Records provided »
+ + +

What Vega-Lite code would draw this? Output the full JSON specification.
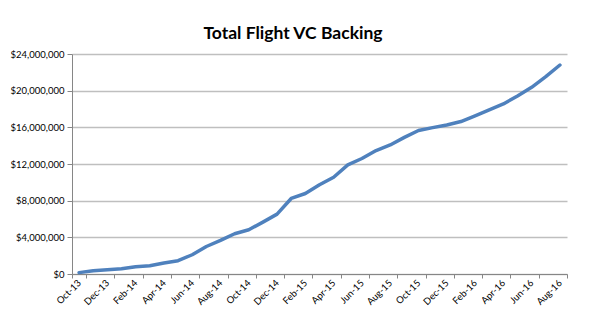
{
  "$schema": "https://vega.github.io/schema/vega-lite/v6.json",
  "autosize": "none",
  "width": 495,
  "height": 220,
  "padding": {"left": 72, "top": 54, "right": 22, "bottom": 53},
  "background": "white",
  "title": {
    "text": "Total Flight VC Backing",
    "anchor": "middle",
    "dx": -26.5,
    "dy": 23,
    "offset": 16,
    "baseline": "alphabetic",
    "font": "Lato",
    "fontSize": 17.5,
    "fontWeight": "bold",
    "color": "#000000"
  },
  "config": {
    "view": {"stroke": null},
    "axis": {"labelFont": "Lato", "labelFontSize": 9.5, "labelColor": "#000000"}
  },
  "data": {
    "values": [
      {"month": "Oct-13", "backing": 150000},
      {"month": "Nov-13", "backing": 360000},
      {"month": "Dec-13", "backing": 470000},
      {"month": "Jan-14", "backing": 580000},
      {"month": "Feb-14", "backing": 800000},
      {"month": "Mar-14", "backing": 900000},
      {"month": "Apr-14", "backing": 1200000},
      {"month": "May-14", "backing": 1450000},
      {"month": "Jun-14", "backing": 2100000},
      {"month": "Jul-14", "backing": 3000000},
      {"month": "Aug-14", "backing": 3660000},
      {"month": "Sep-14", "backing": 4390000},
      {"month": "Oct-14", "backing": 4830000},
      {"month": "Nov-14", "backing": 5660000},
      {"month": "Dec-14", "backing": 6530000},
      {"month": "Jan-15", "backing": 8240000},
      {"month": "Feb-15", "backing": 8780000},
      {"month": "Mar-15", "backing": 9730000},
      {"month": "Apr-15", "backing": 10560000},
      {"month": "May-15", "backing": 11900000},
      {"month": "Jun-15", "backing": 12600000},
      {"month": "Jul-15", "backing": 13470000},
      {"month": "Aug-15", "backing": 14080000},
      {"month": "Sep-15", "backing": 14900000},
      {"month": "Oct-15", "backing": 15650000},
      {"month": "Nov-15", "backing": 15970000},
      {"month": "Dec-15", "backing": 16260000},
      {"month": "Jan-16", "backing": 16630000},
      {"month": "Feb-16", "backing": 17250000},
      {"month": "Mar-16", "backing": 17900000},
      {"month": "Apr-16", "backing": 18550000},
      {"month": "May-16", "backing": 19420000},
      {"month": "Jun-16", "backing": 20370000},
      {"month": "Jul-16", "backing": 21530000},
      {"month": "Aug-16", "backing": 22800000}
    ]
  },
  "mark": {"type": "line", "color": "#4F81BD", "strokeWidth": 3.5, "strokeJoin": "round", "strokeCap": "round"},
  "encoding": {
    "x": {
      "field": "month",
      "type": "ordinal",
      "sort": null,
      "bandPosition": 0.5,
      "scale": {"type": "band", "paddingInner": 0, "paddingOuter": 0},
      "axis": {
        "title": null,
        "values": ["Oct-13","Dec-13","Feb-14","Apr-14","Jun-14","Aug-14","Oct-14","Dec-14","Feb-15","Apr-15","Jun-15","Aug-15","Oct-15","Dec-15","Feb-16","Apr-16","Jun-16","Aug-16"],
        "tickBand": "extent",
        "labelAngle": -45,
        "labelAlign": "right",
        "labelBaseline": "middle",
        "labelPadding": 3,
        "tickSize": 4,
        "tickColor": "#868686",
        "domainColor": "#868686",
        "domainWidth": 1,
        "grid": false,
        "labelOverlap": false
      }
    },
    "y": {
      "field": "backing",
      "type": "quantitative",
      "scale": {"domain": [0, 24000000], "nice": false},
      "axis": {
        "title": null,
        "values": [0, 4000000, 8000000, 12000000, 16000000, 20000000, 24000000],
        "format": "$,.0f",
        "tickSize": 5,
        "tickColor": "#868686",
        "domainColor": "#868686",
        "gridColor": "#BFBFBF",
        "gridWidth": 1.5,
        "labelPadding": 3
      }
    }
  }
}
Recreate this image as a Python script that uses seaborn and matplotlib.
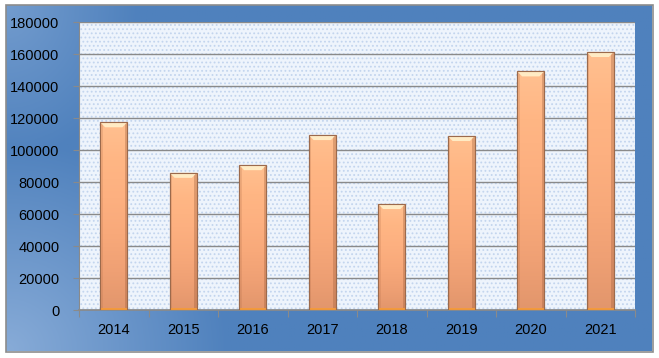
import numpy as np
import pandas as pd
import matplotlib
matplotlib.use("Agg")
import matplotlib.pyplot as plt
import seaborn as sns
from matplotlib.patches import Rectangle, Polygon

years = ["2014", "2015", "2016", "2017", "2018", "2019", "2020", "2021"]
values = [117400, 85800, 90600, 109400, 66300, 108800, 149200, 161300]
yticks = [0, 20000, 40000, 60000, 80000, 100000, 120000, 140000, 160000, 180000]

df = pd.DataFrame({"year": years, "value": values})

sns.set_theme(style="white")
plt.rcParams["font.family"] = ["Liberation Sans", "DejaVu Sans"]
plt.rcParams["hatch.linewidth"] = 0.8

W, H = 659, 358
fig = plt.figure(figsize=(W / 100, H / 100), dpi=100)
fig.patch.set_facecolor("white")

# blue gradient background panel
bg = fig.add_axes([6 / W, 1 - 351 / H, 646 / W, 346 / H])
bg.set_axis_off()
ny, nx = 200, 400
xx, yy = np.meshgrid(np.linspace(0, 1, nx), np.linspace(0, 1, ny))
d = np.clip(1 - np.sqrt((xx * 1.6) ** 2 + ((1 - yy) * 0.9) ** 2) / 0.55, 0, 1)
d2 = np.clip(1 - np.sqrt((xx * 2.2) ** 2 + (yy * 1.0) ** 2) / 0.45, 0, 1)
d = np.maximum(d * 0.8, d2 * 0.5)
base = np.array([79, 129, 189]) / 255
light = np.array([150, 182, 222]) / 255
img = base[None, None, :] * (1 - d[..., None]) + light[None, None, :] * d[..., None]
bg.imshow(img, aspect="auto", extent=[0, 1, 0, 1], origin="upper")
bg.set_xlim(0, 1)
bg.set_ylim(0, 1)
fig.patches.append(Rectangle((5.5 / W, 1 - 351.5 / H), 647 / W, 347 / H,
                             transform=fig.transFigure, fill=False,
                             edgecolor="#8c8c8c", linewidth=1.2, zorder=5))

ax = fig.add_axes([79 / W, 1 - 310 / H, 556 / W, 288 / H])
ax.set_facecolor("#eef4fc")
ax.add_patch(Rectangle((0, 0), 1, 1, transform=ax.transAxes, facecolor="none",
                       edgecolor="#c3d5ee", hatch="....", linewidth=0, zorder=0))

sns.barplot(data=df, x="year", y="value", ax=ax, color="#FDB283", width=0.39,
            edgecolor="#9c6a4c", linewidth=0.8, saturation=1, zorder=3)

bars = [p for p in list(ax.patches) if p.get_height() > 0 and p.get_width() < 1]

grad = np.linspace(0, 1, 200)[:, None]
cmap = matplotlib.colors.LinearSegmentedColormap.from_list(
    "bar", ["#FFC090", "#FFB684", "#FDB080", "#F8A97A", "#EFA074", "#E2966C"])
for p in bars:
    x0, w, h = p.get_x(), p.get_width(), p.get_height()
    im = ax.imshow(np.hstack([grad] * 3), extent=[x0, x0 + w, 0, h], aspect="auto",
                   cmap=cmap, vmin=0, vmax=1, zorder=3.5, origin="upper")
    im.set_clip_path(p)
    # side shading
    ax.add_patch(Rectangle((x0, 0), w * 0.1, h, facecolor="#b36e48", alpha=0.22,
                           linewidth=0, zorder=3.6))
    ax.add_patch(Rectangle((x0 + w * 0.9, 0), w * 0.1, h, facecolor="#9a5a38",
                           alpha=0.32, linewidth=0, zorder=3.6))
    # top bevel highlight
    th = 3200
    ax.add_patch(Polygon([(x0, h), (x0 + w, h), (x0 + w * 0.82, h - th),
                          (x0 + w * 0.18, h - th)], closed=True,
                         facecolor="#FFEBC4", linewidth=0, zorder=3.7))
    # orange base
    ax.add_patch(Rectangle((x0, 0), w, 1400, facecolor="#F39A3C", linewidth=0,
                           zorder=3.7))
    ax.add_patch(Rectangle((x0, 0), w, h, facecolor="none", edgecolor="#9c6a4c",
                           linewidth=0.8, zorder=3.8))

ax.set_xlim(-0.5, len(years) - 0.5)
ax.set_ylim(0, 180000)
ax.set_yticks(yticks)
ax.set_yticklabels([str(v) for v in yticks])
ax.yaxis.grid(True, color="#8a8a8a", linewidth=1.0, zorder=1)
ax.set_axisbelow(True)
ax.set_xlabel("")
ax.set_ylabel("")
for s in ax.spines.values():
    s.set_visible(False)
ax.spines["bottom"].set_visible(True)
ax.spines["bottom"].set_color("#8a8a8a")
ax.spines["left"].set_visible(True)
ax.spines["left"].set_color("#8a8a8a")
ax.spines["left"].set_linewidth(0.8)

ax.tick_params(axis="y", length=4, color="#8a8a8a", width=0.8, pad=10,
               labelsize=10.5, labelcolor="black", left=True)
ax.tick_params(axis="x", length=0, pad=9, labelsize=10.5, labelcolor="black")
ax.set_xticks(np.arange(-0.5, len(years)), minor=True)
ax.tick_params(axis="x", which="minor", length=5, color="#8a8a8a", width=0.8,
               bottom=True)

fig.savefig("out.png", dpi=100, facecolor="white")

+ + +

Exercise instructions » Search the entries for the word "seaborn" and pick out every line that holds it.

In response »
Recreate this image as a Python script that uses seaborn and matplotlib.
import seaborn as sns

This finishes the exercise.